══ RECORDS
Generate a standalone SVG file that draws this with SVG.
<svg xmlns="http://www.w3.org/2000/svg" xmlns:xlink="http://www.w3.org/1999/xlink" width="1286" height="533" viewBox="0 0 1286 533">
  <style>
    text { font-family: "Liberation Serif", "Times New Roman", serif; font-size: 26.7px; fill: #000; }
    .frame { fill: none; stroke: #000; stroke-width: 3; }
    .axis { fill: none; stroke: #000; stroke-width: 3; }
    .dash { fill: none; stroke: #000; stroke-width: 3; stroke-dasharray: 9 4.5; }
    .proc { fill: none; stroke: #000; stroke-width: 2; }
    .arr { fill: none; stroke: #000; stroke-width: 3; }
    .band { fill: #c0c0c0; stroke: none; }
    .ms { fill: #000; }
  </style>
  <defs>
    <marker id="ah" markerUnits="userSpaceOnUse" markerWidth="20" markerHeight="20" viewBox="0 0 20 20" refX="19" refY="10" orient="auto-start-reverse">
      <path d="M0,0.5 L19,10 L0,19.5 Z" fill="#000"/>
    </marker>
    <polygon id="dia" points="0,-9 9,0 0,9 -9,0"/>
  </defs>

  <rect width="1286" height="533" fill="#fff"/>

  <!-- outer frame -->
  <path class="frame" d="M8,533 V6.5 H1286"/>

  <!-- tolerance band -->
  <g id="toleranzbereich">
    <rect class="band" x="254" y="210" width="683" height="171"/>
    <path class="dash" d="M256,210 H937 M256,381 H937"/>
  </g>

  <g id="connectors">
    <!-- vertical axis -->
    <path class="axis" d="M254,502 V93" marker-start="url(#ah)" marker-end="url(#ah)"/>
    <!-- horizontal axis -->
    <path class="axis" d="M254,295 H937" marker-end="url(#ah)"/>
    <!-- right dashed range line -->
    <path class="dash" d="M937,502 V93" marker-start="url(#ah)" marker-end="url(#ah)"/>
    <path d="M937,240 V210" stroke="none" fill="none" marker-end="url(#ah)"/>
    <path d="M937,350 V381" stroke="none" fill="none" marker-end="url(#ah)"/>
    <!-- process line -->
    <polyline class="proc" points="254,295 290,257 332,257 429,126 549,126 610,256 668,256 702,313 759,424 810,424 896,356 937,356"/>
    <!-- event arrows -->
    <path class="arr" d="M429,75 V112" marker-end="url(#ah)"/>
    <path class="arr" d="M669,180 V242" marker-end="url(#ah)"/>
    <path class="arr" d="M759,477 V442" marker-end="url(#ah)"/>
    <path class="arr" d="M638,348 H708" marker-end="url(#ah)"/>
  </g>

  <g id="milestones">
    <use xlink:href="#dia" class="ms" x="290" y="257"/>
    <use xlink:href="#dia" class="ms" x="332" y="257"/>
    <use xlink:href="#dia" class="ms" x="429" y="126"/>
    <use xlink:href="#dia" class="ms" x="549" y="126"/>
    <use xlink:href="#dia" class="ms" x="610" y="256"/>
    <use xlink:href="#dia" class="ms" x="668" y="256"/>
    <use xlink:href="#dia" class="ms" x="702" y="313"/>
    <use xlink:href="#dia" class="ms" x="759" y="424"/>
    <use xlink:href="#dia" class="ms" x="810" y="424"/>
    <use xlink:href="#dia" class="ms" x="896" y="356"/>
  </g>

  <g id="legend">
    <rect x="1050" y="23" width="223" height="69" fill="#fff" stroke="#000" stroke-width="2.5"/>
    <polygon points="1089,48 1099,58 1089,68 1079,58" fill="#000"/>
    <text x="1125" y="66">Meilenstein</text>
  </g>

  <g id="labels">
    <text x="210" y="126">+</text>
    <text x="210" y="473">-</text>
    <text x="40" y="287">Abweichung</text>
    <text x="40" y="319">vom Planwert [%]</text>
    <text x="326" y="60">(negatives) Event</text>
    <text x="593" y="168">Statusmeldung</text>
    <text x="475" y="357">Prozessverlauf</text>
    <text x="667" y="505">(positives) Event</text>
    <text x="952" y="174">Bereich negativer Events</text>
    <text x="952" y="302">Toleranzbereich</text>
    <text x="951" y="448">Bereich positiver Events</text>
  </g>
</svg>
════
══ RECORDS
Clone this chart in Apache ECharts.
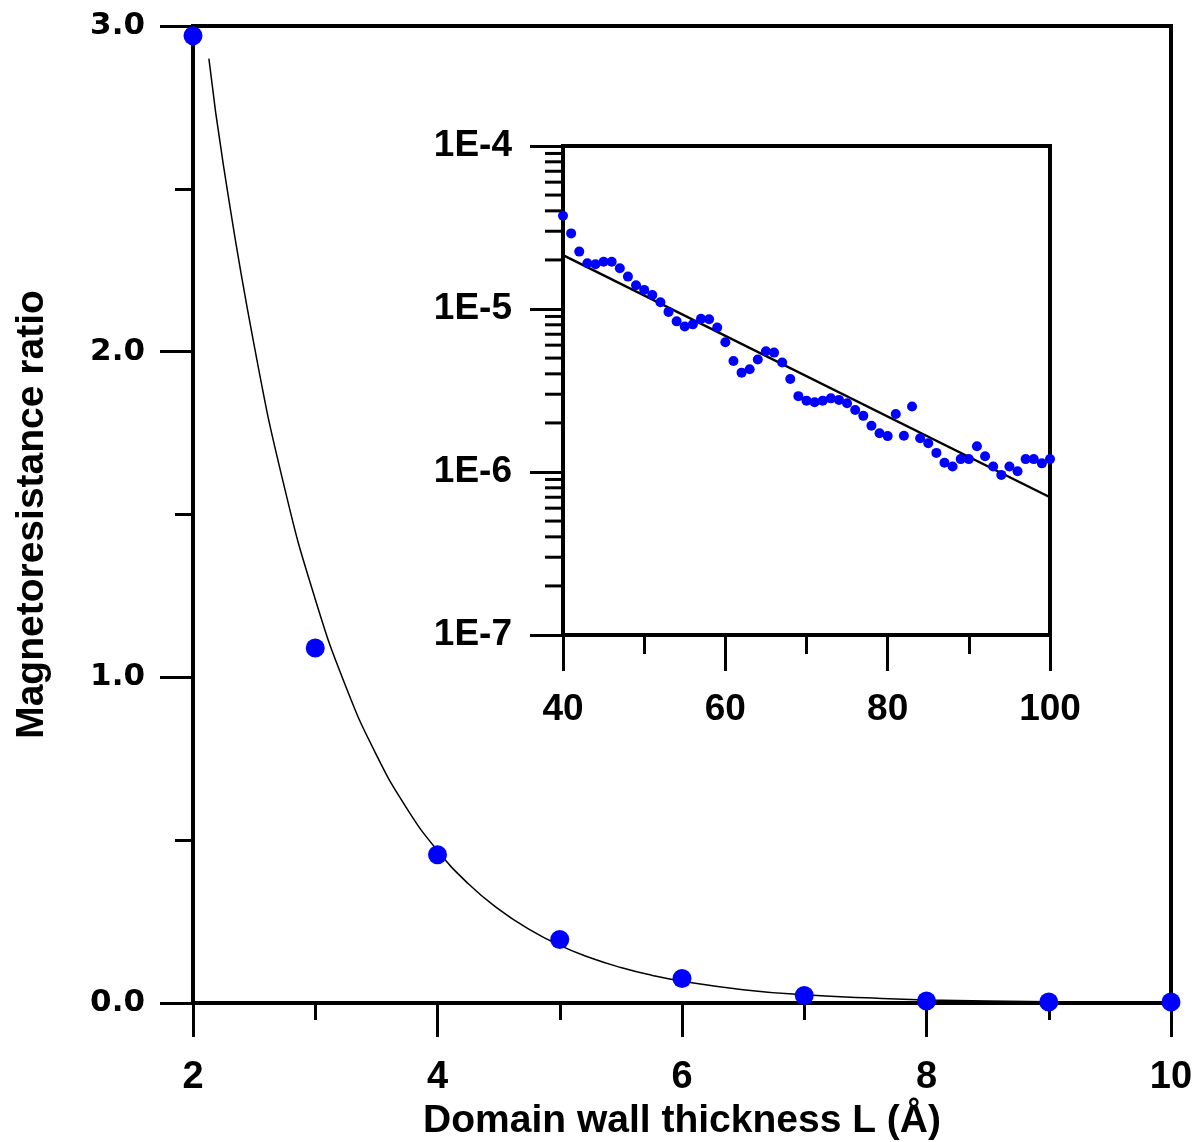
════
**SHORT PROBLEM**
Search the data for the string "this" and copy each line where it appears.

**THE COMPLETED TASK**
Generate a standalone SVG file that draws this with SVG.
Clone this chart in Apache ECharts.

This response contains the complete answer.